Ensuite, face à cette pénurie, les coûts salariaux des personnels compétents montent. « La forte demande clients continue de soutenir les embauches en janvier, l’emploi progressant ainsi pour le 15ème mois consécutif » note Markit. Les salaires ont partout tendance à augmenter, ce à quoi s’ajoutent les hausses des prix des matières premières (pétrole, acier, cuivre…) dans l’industrie. Les entrepreneurs voient monter leurs coûts (ils étaient 20% à signaler les « coûts liés à l’emploi » comme frein à l’embauche en octobre à l’Insee) et vont tenter de les « faire passer », profitant de la reprise.
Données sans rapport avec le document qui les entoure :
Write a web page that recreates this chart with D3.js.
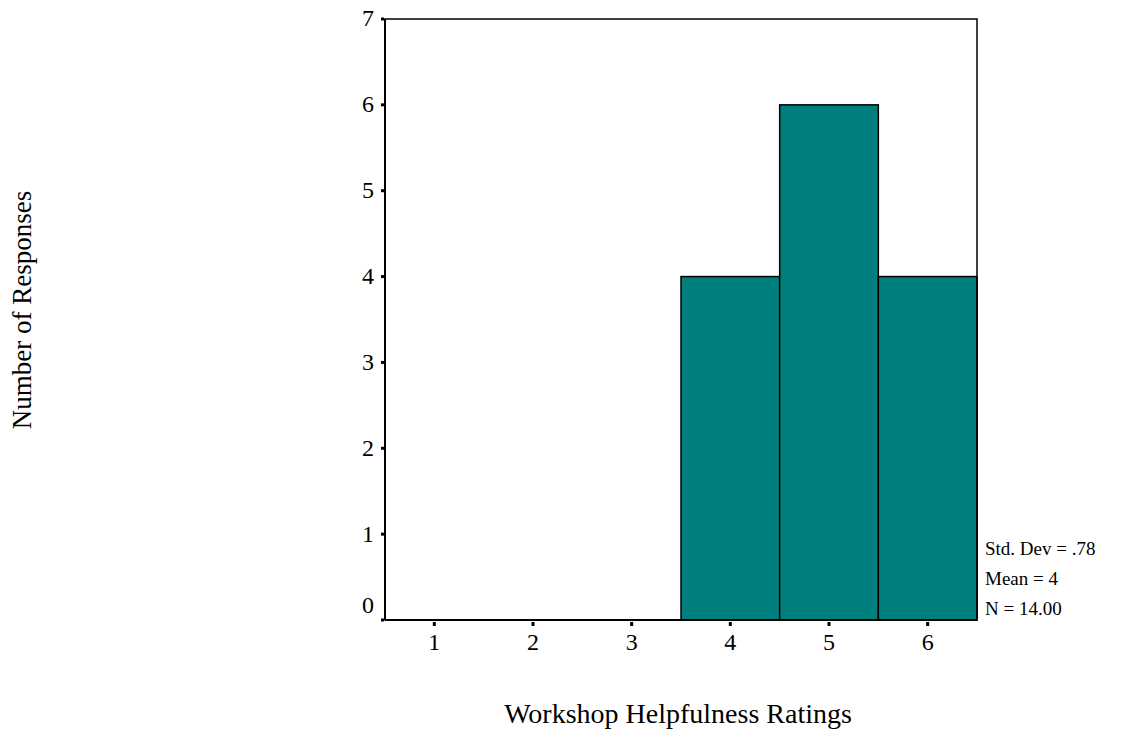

Les prix des achats se dressent ainsi, toujours selon Markit, à leur plus haut niveau depuis 80 mois. « Les coûts augmentent à un rythme élevé… les prix de vente augmentent également à un rythme plus soutenu en janvier… les entreprises cherchant à répercuter la progression de leurs coûts sur leurs clients. »

Mais, c’est là le hic, payer des salaires plus élevés et répercuter les hausses n’est pas aussi facile pour les petites entreprises que pour les grandes. Si la contrainte de manque de compétences est perçue comme la même pour tous, en revanche 17% des grandes entreprises ont des problèmes de « coûts liés à l’emploi », autrement dit pour payer, 19% des ETI (Entreprises de Taille Intermédiaire), mais 29% des PME.

Cette reprise ne frappe pas pareil à toutes les portes. Elle peut oublier des salariés et des chômeurs insuffisamment qualifiés. Elle peut affaiblir des PME qui ne pourront payer ou renforcer les compétences dont elles ont besoin, sans pouvoir répercuter les hausses de leurs charges. On perçoit ces craquements dans la construction, l’agriculture, les services aux entreprises.

Il y a un risque de freinage global à ne pas soutenir partout la formation, pas assez les PME par la simplification des procédures, et la construction – par celle des normes. On voit les dangers de cette reprise lente et inégale, donc ce qu’il faut faire pour ne pas avoir, comme on le voit, plus de chômeurs de longue durée et plus d’inflation, plus d’importation et de déficit budgétaire, plus de PME larguées et, en plus, des taux d’intérêt en hausse. France is back, if we change!